Figure 11.6 illustrates the behavior of the FIRST Mode setting:

Figure 11.6. Behavior of the FIRST Mode Setting.

The following is the state of sync_priority and sync_state for the above setting:

SELECT application_name AS host,
        sync_priority, sync_state FROM pg_stat_replication;
   host   | sync_priority | sync_state
----------+---------------+------------
 standby3 |             3 | potential
 standby2 |             2 | sync
 standby1 |             1 | sync
(3 rows)

11.3.3. Behavior When a Failure Occurs

Once again, let’s see how the primary server behaves when a standby server has failed.

When either a potential or an asynchronous standby server has failed, the primary server terminates the walsender process connected to the failed standby and continues all processing. In other words, transaction processing on the primary server would not be affected by the failure of either type of standby server.

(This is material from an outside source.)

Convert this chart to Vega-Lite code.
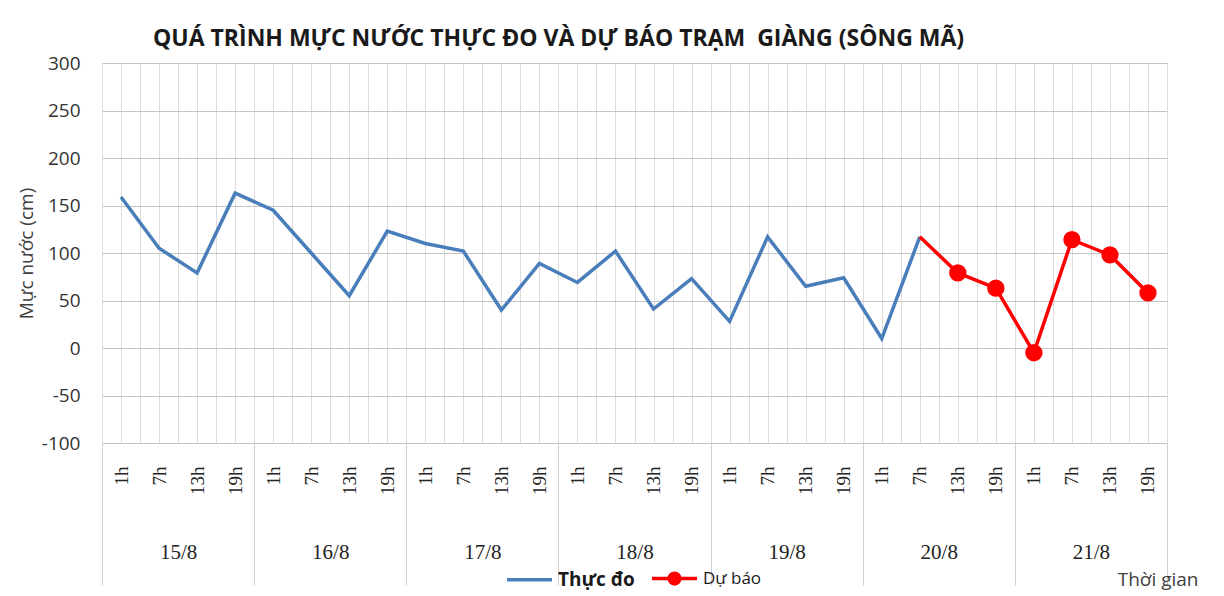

When a synchronous standby server has failed, the primary server terminates the walsender process connected to the failed standby, and replaces the synchronous standby with the highest priority potential standby. See Figure 11.7. In contrast to the failure described above, query processing on the primary server will be paused from the point of failure to the replacement of the synchronous standby. (Therefore, failure detection of the standby server is a very important function to increase the availability of the replication system. Failure detection will be described in the next section.)

Figure 11.7. Replacing of synchronous standby server.

In any case, if one or more standby servers are running in synchronous mode, the primary server keeps only one synchronous standby server at all times, and the synchronous standby server is always in a consistent and synchronous state with the primary.